The proffered rationale is utter nonsense.
In October 2005, seasonally-adjusted M2 was $6.6 trillion,
while M3 was $10.1 trillion. It is incredible that the Fed
would even suggest that the shifts in and growth of the
$3.5 trillion in non-M2 assets had no meaning.
The senselessness of the Fed's statement can
be demonstrated by a quick glance at the following two graphs.

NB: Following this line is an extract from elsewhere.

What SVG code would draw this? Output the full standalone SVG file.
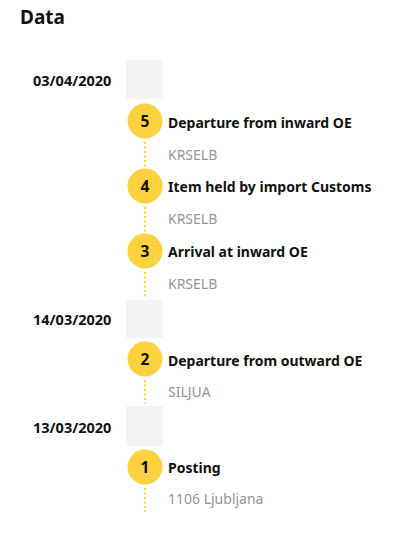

The first graph shows year-to-year change in both the M3
and M2 measures, the second graph shows the difference of
M3 growth less M2 growth, against annual change in CPI-U
inflation.


As to M3 conveying no information not already
embodied in M2, consider the first graph of M2 and M3 growth
during the last five years. While the series move together
80% of the time, there have been some interesting divergences,
particularly the one at hand. For most of this year, annual
M2 growth has held around 4%, but M3 has been accelerating
towards 8%. If one thought M3 had any meaning, pending inflation
might be a question. That clearly is not the case with M2,
however, which fortunately contains all the meaningful information
both the Fed and the public will ever need, or so suggests
Mr. Greenspan.
Since M2 embodies all the information in M3,
subtracting M2 growth from M3 growth should be a useless
exercise. Yet, the plot of that difference has about a 60%
correlation with annual CPI growth. It even might suggest
there has been a little bit of monetary-inflation pressure
mixing in with oil prices, recently.
Finally, despite the strong M3 growth in nominal
terms, net of inflation (calculated on a pre-Clinton Era
basis), a reliable recession signal was generated several
months back. Of the liquidity measures, inflation-adjusted
M3 is the best leading indicator of economic activity (see
SGS "Reporting Focus" of May 2005).
What game the Federal Reserve is playing will
become clear soon enough. Chances that M3 was eliminated
because it just duplicated M2 are nil. The cost factor also
is a canard. The Fed could privatize monetary reporting,
if it wanted to, the same way the government put the Index
of Leading Economic Indicators out to bid.